Affaire Total : En quoi le ministre de l’Energie serait-il maladroit ? (II)

Total est une société qui compte plus sur son lobby en Algérie que sur son savoir-faire dans le domaine pétrolier et gazier. Dès qu’elle se trouve en difficulté avec ses actifs sur place, elle actionne les politiques, c’est d’ailleurs la raison qui explique le rétropédalage du ministre de l’Energie le lendemain de cette déclaration que certains voient comme une « contradiction » qui n’honore pas le secteur.

Ils n’ont pas considéré  l’intervention politique de Total mais ils sont tombés juste sur ce ministre qui a du être rappelé à l’ordre d’en haut pour prôner lui aussi le dialogue. Plus surprenant et lorsque cette information est diffusée par plusieurs journaux et a même fait polémique en Algérie, M. Patrick Pouyanné décident enfin de venir le jeudi 30 mai pour informer les autorités publiques de cet achat pour lequel, de sources crédibles, sa mise en œuvre s’est faite dans les officines de l’Elysée.                                                                                                

1- Total ne vise pas un partenariat mais une influence en Algérie

A chaque Ramadhan Patrick Pouyanné fait des bonnes affaires en Algérie. Rappelons que le Patron de Total et  Le directeur général de Repsol Didier Wloszczowski ont jeuné avec Ould Kaddour le Ramadhan dernier, selon les déclarations même de ce dernier. Pourquoi ? Ils venaient de reconduire un contrat « tout bénef » sur 25 ans et sans aucun risque.

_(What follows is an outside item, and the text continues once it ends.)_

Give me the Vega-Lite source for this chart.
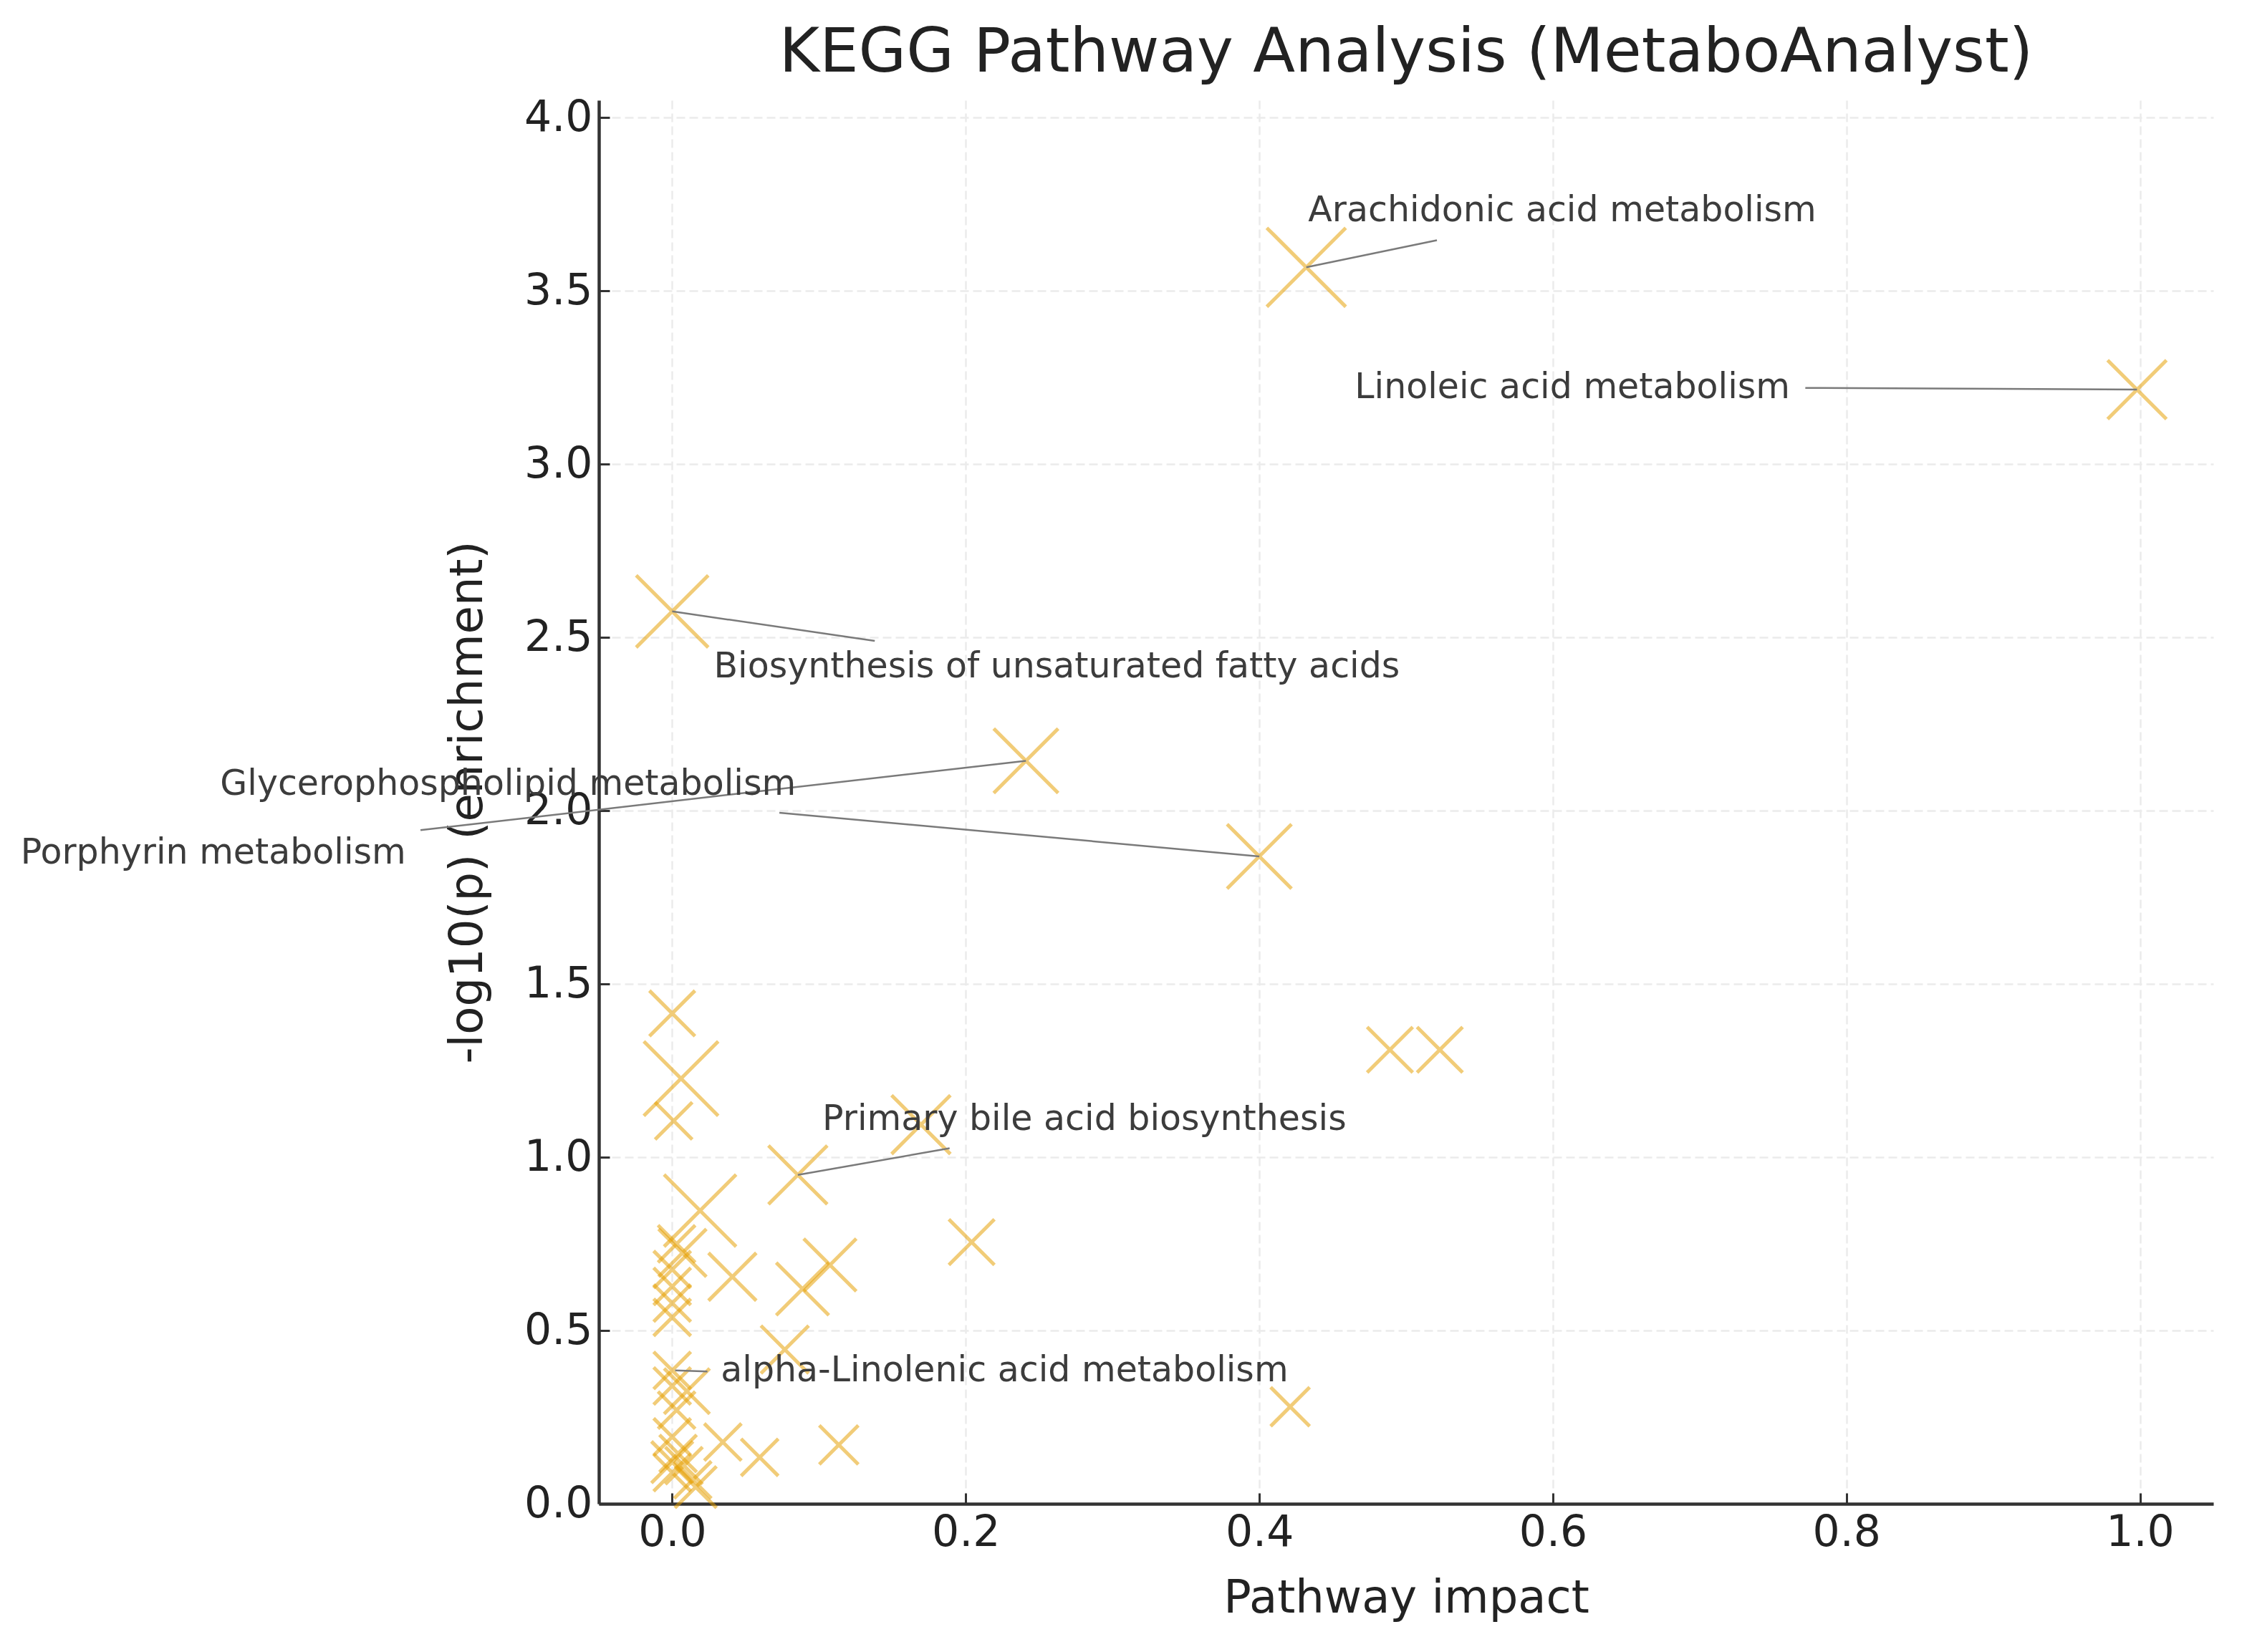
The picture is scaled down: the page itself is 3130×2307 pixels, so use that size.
{
  "$schema": "https://vega.github.io/schema/vega-lite/v6.json",
  "autosize": {"type": "none"},
  "padding": {"left": 836, "top": 140, "right": 40, "bottom": 207},
  "width": 2254,
  "height": 1960,
  "background": "white",
  "title": {
    "text": "KEGG Pathway Analysis (MetaboAnalyst)",
    "font": "DejaVu Sans",
    "fontSize": 86,
    "fontWeight": "normal",
    "color": "#222222",
    "anchor": "middle",
    "frame": "group",
    "baseline": "alphabetic",
    "offset": -52
  },
  "config": {
    "view": {"stroke": null},
    "font": "DejaVu Sans"
  },
  "datasets": {
    "points": [
      {"pathway": "Arachidonic acid metabolism", "impact": 0.432, "logp": 3.568, "hits": 9},
      {"pathway": "Linoleic acid metabolism", "impact": 0.998, "logp": 3.215, "hits": 5},
      {"pathway": "Biosynthesis of unsaturated fatty acids", "impact": 0.0, "logp": 2.575, "hits": 7.5},
      {"pathway": "Porphyrin metabolism", "impact": 0.241, "logp": 2.144, "hits": 6},
      {"pathway": "Glycerophospholipid metabolism", "impact": 0.400, "logp": 1.868, "hits": 6},
      {"pathway": "P6", "impact": 0.0, "logp": 1.415, "hits": 3},
      {"pathway": "P7", "impact": 0.006, "logp": 1.227, "hits": 8},
      {"pathway": "P8", "impact": 0.001, "logp": 1.105, "hits": 2},
      {"pathway": "P9", "impact": 0.489, "logp": 1.31, "hits": 3},
      {"pathway": "P10", "impact": 0.523, "logp": 1.31, "hits": 3},
      {"pathway": "P11", "impact": 0.1695, "logp": 1.094, "hits": 5},
      {"pathway": "Primary bile acid biosynthesis", "impact": 0.0856, "logp": 0.949, "hits": 5},
      {"pathway": "P13", "impact": 0.019, "logp": 0.846, "hits": 7.5},
      {"pathway": "P14", "impact": 0.007, "logp": 0.724, "hits": 3.3},
      {"pathway": "P15", "impact": 0.003, "logp": 0.75, "hits": 2},
      {"pathway": "P16", "impact": 0.204, "logp": 0.755, "hits": 3},
      {"pathway": "P17", "impact": 0.041, "logp": 0.655, "hits": 3.3},
      {"pathway": "P18", "impact": 0.1075, "logp": 0.689, "hits": 4},
      {"pathway": "P19", "impact": 0.0888, "logp": 0.62, "hits": 4},
      {"pathway": "P20", "impact": 0.0, "logp": 0.676, "hits": 2},
      {"pathway": "P21", "impact": 0.0, "logp": 0.627, "hits": 2},
      {"pathway": "P22", "impact": 0.0, "logp": 0.579, "hits": 2},
      {"pathway": "P23", "impact": 0.0, "logp": 0.538, "hits": 2},
      {"pathway": "P24", "impact": 0.0767, "logp": 0.445, "hits": 3.3},
      {"pathway": "alpha-Linolenic acid metabolism", "impact": 0.0, "logp": 0.385, "hits": 2},
      {"pathway": "P26", "impact": 0.010, "logp": 0.325, "hits": 3},
      {"pathway": "P27", "impact": 0.0, "logp": 0.34, "hits": 2},
      {"pathway": "P28", "impact": 0.003, "logp": 0.27, "hits": 2},
      {"pathway": "P29", "impact": 0.421, "logp": 0.28, "hits": 2.2},
      {"pathway": "P30", "impact": 0.0345, "logp": 0.178, "hits": 2},
      {"pathway": "P31", "impact": 0.0596, "logp": 0.134, "hits": 2},
      {"pathway": "P32", "impact": 0.1135, "logp": 0.17, "hits": 2.2},
      {"pathway": "P33", "impact": 0.0, "logp": 0.193, "hits": 2},
      {"pathway": "P34", "impact": 0.004, "logp": 0.145, "hits": 2},
      {"pathway": "P35", "impact": 0.008, "logp": 0.11, "hits": 2},
      {"pathway": "P36", "impact": 0.0, "logp": 0.09, "hits": 2},
      {"pathway": "P37", "impact": 0.014, "logp": 0.069, "hits": 2},
      {"pathway": "P38", "impact": 0.016, "logp": 0.048, "hits": 2.5},
      {"pathway": "P39", "impact": 0.0, "logp": 0.12, "hits": 2.5}
    ],
    "labels": [
      {"label": "Arachidonic acid metabolism", "tx": 0.4333, "ty": 3.731, "lx": 0.521, "ly": 3.646, "px": 0.432, "py": 3.568},
      {"label": "Linoleic acid metabolism", "tx": 0.465, "ty": 3.222, "lx": 0.772, "ly": 3.22, "px": 0.998, "py": 3.215},
      {"label": "Biosynthesis of unsaturated fatty acids", "tx": 0.0283, "ty": 2.416, "lx": 0.138, "ly": 2.49, "px": 0.0, "py": 2.575},
      {"label": "Glycerophospholipid metabolism", "tx": -0.308, "ty": 2.077, "lx": 0.073, "ly": 1.994, "px": 0.400, "py": 1.868},
      {"label": "Porphyrin metabolism", "tx": -0.444, "ty": 1.878, "lx": -0.1715, "ly": 1.944, "px": 0.241, "py": 2.144},
      {"label": "Primary bile acid biosynthesis", "tx": 0.1023, "ty": 1.109, "lx": 0.189, "ly": 1.026, "px": 0.0856, "py": 0.949},
      {"label": "alpha-Linolenic acid metabolism", "tx": 0.0331, "ty": 0.385, "lx": 0.024, "ly": 0.382, "px": 0.002, "py": 0.385}
    ]
  },
  "layer": [
    {
      "data": {"name": "points"},
      "mark": {
        "type": "point",
        "shape": "M-1,-1L1,1M-1,1L1,-1",
        "filled": false,
        "stroke": "#E69F00",
        "strokeOpacity": 0.75,
        "strokeWidth": 5,
        "clip": false
      },
      "encoding": {
        "x": {
          "field": "impact", "type": "quantitative",
          "scale": {"domain": [-0.05, 1.05], "nice": false, "zero": false},
          "axis": {
            "title": "Pathway impact",
            "values": [0, 0.2, 0.4, 0.6, 0.8, 1.0],
            "format": ".1f",
            "grid": true, "gridColor": "#ebebeb", "gridDash": [12, 6], "gridWidth": 2.5,
            "domainColor": "#333333", "domainWidth": 4.5,
            "tickColor": "#333333", "tickWidth": 3, "tickSize": -15,
            "labelFont": "DejaVu Sans", "labelFontSize": 60, "labelColor": "#222222", "labelPadding": 26,
            "titleFont": "DejaVu Sans", "titleFontSize": 64, "titleFontWeight": "normal", "titleColor": "#222222", "titlePadding": 30
          }
        },
        "y": {
          "field": "logp", "type": "quantitative",
          "scale": {"domain": [0, 4.05], "nice": false, "zero": false},
          "axis": {
            "title": "-log10(p) (enrichment)",
            "values": [0, 0.5, 1, 1.5, 2, 2.5, 3, 3.5, 4],
            "format": ".1f",
            "grid": true, "gridColor": "#ebebeb", "gridDash": [12, 6], "gridWidth": 2.5,
            "domainColor": "#333333", "domainWidth": 4.5,
            "tickColor": "#333333", "tickWidth": 3, "tickSize": -15,
            "labelFont": "DejaVu Sans", "labelFontSize": 60, "labelColor": "#222222", "labelPadding": 24,
            "titleFont": "DejaVu Sans", "titleFontSize": 64, "titleFontWeight": "normal", "titleColor": "#222222", "titlePadding": 46
          }
        },
        "size": {
          "field": "hits", "type": "quantitative",
          "scale": {"domain": [0, 10], "range": [0, 13500]},
          "legend": null
        }
      }
    },
    {
      "data": {"name": "labels"},
      "mark": {"type": "rule", "color": "#7a7a7a", "strokeWidth": 2.5, "clip": false},
      "encoding": {
        "x": {"field": "lx", "type": "quantitative"},
        "y": {"field": "ly", "type": "quantitative"},
        "x2": {"field": "px"},
        "y2": {"field": "py"}
      }
    },
    {
      "data": {"name": "labels"},
      "mark": {"type": "text", "align": "left", "baseline": "middle", "font": "DejaVu Sans", "fontSize": 49, "color": "#3c3c3c", "clip": false},
      "encoding": {
        "x": {"field": "tx", "type": "quantitative"},
        "y": {"field": "ty", "type": "quantitative"},
        "text": {"field": "label"}
      }
    }
  ]
}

Le champ de TFT, très connu par les équipes de Sonatrach est mis en association pour des broutilles de 85,236 millions de dollars pour Total 73,224 millions de dollars pour Repsol pour un investissement global de 324 millions d’un programme additionnel de recherche et d’exploitation. La part de Sonatrach est évaluée à 165,54 millions de dollars. Tout cela est nécessaire pour faire quoi ? Le forage de 11 nouveaux puits, l’installation d’une unité de compression de basse pression en amont de l’usine, et en l’optimisation du réseau de surface et de fonctionnement de l’usine. Ce programme qui sera réalisé en Engineering –Approvisionnement – Construction  par les équipes de Sonatrach qui ont une connaissance parfaite du champ pour l’avoir exploité seules pendant près de 20 ans. Il n’y a apparemment aucun apport technologique de ces associés à part ces petits montants sans importance puisqu’il s’agit uniquement de faire des forages et booster le gisement qui permettront sur une durée de 6 ans à maintenir la production actuelle du bloc 238 du vaste champ de TFT à 80000 barils équivalent pétrole par jour représentant 3 milliards de m3.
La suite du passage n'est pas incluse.